• WRITTEN EXERCISE:
Narrow the data below down to the lines containing "with".

[start]

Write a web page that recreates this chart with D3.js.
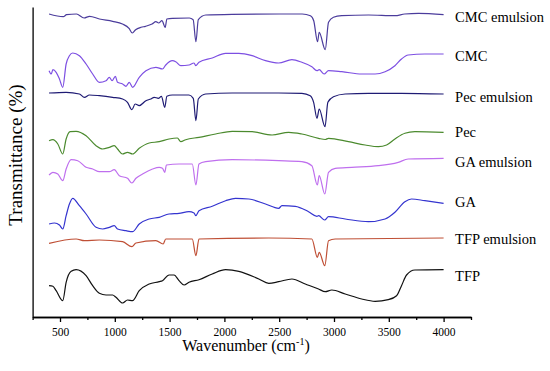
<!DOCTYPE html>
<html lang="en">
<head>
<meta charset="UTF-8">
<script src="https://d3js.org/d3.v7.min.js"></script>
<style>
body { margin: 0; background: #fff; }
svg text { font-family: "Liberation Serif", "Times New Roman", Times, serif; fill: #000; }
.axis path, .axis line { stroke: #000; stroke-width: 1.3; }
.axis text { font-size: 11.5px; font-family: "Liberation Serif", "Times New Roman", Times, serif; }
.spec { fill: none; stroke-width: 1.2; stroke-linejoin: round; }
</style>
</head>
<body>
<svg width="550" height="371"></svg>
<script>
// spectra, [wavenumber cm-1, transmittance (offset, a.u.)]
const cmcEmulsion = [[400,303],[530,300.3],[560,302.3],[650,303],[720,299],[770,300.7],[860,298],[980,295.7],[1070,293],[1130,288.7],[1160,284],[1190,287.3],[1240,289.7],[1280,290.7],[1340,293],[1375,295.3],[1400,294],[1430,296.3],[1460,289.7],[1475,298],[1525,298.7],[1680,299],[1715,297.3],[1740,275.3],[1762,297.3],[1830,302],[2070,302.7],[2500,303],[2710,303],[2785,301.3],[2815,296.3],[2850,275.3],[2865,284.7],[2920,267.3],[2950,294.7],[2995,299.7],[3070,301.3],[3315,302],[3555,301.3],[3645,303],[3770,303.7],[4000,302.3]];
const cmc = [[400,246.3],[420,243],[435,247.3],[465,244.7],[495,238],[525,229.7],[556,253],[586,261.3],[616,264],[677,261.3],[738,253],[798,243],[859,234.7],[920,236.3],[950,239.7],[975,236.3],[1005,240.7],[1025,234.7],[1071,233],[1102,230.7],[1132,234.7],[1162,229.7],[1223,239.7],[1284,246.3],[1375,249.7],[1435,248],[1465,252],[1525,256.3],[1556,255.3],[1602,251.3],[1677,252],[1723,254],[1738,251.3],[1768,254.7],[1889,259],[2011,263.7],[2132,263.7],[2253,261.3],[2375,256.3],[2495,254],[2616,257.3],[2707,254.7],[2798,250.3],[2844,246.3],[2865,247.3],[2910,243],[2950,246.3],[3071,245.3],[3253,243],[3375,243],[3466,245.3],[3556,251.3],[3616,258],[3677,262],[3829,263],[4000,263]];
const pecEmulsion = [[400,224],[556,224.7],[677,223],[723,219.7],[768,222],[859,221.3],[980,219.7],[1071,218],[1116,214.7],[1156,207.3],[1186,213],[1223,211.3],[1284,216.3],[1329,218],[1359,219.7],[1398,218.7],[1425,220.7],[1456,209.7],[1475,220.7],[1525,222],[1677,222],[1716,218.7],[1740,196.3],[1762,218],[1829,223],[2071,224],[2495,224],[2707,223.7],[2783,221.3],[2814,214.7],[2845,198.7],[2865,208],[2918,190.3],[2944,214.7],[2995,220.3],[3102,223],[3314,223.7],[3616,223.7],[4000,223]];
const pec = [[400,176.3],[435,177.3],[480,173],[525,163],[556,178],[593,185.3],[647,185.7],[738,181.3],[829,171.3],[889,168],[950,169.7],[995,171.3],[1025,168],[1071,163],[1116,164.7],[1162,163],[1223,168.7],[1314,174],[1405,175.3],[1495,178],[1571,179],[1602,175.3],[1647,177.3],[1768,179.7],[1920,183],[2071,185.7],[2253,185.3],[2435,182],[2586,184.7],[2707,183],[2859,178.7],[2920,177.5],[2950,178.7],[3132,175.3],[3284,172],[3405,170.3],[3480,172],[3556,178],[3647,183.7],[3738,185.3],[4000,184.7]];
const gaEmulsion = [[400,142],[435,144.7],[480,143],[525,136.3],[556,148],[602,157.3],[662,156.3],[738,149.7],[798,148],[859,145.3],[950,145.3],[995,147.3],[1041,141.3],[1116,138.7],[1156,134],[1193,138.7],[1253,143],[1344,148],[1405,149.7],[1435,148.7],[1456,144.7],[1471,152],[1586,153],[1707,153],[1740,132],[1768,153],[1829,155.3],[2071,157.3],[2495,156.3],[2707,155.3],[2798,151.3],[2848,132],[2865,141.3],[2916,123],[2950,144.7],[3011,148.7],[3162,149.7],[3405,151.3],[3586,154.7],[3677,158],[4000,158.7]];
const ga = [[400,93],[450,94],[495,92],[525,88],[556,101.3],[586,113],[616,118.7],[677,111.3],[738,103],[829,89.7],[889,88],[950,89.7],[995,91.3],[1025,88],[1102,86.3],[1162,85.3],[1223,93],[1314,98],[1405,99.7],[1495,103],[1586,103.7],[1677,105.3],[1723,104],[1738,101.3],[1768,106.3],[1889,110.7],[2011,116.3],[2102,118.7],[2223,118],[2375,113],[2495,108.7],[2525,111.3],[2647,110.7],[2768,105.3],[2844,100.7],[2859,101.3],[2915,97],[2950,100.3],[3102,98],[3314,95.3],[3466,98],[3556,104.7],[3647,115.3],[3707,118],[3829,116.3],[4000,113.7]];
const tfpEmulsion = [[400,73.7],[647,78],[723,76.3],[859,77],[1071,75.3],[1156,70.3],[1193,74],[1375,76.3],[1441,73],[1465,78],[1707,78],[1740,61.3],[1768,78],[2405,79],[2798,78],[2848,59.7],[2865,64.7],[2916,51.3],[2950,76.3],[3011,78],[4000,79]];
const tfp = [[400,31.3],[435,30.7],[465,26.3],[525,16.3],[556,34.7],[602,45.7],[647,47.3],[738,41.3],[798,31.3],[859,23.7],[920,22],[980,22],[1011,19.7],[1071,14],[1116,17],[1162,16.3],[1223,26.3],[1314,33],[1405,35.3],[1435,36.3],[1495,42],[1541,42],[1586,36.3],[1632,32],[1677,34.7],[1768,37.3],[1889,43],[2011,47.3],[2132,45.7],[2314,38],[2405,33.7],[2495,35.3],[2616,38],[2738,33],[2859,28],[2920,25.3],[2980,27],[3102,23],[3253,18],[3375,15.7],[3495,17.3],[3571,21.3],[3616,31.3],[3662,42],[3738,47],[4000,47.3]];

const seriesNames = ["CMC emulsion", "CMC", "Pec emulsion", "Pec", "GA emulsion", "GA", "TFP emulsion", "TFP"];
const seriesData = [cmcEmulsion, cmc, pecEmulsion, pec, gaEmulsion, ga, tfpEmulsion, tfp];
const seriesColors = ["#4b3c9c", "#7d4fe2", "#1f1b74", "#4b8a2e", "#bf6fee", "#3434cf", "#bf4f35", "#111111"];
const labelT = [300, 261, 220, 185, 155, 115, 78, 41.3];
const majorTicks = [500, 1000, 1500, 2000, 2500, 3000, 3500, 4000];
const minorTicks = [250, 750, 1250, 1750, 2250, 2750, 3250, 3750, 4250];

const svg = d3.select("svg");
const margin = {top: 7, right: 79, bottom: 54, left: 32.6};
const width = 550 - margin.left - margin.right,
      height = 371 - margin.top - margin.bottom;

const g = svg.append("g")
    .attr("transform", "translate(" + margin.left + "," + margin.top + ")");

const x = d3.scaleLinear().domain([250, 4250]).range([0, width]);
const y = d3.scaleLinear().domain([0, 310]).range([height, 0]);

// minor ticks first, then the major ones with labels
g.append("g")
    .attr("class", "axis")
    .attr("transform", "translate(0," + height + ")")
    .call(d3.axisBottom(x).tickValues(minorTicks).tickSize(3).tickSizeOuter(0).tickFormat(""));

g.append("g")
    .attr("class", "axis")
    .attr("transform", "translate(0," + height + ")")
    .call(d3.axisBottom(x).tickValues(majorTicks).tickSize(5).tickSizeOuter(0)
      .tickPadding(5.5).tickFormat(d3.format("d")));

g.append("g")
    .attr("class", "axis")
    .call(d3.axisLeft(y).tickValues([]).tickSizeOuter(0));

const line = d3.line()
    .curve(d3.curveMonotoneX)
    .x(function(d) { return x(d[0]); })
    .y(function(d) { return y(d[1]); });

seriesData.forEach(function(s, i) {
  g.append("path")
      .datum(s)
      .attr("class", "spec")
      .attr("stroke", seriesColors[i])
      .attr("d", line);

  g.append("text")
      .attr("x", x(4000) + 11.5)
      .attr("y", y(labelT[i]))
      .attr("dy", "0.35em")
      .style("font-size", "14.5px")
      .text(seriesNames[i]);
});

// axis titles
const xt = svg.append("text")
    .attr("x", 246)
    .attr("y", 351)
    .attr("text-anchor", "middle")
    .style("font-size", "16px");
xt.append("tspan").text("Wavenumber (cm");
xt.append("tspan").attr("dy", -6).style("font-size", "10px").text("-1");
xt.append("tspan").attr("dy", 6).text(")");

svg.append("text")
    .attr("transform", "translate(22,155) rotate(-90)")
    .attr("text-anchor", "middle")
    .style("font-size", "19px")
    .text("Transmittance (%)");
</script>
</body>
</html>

[end]

• CORRECT RESPONSE:
Write a web page that recreates this chart with D3.js.
// minor ticks first, then the major ones with labels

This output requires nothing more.